I've been thinking of getting some of these too!


----------



## JayJay (Nov 25, 2015)

mazimazi said:


> Hi everyone,
> 
> I havent seen this idea here yet, so I thought I'd share it with you. I didn't want to spend money on drying racks so I decide to use plastic vegetable trasportation crates. Ther are stackable, come in different heights, and allow airflow. Plus you can ussually get some for free if you ask at the supermarket
> 
> I hope I helped a little bit



 Wow, you are lucky that your grocery store folks are nice enough to give them to you.  I am pretty sure that they would say "no- get out of here" if I were to ask for their crates.  Maybe one day I will build my courage to ask.  :think:

In the meantime, I think i will order some bakery racks that were recently posted on here.


----------



## dixiedragon (Nov 25, 2015)

I've asked before. They politely say "No, we reuse those."


----------



## mazimazi (Nov 25, 2015)

I was lucky enough my SO brought some - he was working in the fruit industry.
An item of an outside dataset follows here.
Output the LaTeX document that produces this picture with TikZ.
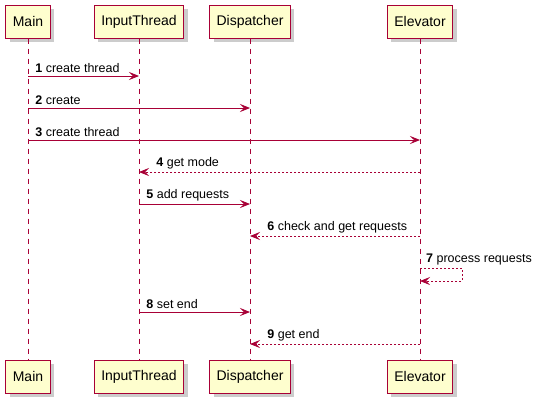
\documentclass[tikz,border=0pt]{standalone}
\usepackage{fontspec}
\setmainfont{Liberation Sans}
\usetikzlibrary{arrows.meta, positioning, shadows}
\usepackage{xcolor}
\definecolor{umlred}{HTML}{A80036}
\definecolor{umlfill}{HTML}{FEFECE}

\begin{document}
\begin{tikzpicture}[x=1pt, y=-1pt]

			% Define style for participant boxes
			\tikzstyle{actor} = [rectangle, draw=umlred, line width=1pt, fill=umlfill,
								minimum height=33pt, inner xsep=7pt,
								font=\fontsize{14}{16}\selectfont,
								drop shadow={shadow xshift=4pt, shadow yshift=-4pt, fill=black, opacity=0.2}]

			% Define style for lifelines and arrows
			\tikzstyle{life} = [draw=umlred, line width=0.8pt, dash pattern=on 5pt off 5pt]
			\tikzstyle{call} = [draw=umlred, line width=0.8pt, -{Stealth[length=10pt, width=8pt, inset=4pt]}]
			\tikzstyle{reply} = [call, dash pattern=on 2pt off 2pt]
			\tikzstyle{msg} = [font=\fontsize{12.5}{14}\selectfont, inner sep=1pt, anchor=south west]

			\useasboundingbox (0,0) rectangle (545,407);

			% Place nodes
			\node [actor] (mainT) at (28,21.5) {Main};
			\node [actor] (inputT) at (139,21.5) {InputThread};
			\node [actor] (dispT) at (250,21.5) {Dispatcher};
			\node [actor] (elevT) at (420,21.5) {Elevator};

			\node [actor] (mainB) at (28,376.5) {Main};
			\node [actor] (inputB) at (139,376.5) {InputThread};
			\node [actor] (dispB) at (250,376.5) {Dispatcher};
			\node [actor] (elevB) at (420,376.5) {Elevator};

			% Lifelines
			\path [life] (mainT) -- (mainB);
			\path [life] (inputT) -- (inputB);
			\path [life] (dispT) -- (dispB);
			\path [life] (elevT) -- (elevB);

			% Message rows
			\foreach \y [count=\i] in {76,108,140,172,204,236,268,312,344}
				\coordinate (r\i) at (0,\y);
			\coordinate (r7b) at (0,281);

			% Draw edges
			\path [call] (mainT |- r1) -- (inputT |- r1)
				node [msg, pos=0, xshift=6pt, yshift=2pt] {\textbf{1} create thread};
			\path [call] (mainT |- r2) -- (dispT |- r2)
				node [msg, pos=0, xshift=6pt, yshift=2pt] {\textbf{2} create};
			\path [call] (mainT |- r3) -- (elevT |- r3)
				node [msg, pos=0, xshift=6pt, yshift=2pt] {\textbf{3} create thread};
			\path [reply] (elevT |- r4) -- (inputT |- r4)
				node [msg, pos=1, xshift=16pt, yshift=2pt] {\textbf{4} get mode};
			\path [call] (inputT |- r5) -- (dispT |- r5)
				node [msg, pos=0, xshift=6pt, yshift=2pt] {\textbf{5} add requests};
			\path [reply] (elevT |- r6) -- (dispT |- r6)
				node [msg, pos=1, xshift=16pt, yshift=2pt] {\textbf{6} check and get requests};
			\path [reply] (elevT |- r7) -- ++(42,0) |- (elevT |- r7b);
			\node [msg, xshift=5pt, yshift=2pt] (m7) at (elevT |- r7) {\textbf{7} process requests};
			\path [call] (inputT |- r8) -- (dispT |- r8)
				node [msg, pos=0, xshift=6pt, yshift=2pt] {\textbf{8} set end};
			\path [reply] (elevT |- r9) -- (dispT |- r9)
				node [msg, pos=1, xshift=16pt, yshift=2pt] {\textbf{9} get end};
		\end{tikzpicture}
\end{document}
But I also got some at the supermarket.


----------



## MySoapyHeart (Nov 25, 2015)

I have those types too! They are superconvenient, _free _and easy to get a hold of where I live. Before even starting to soap I asked my local store if they could part with one, and they said I could have one whenever I wanted too because they are used and then sent back to be recycled into new ones (like those PET bottles)  I love tove them since I am not selling I don`t have to shell out any money on something I can get for free


----------



## annalee2003 (Nov 25, 2015)

Oh, what a great idea! I'm definitely going to ask around and see if any of the grocery stores in our area will let me use some. Thanks for the tip!


----------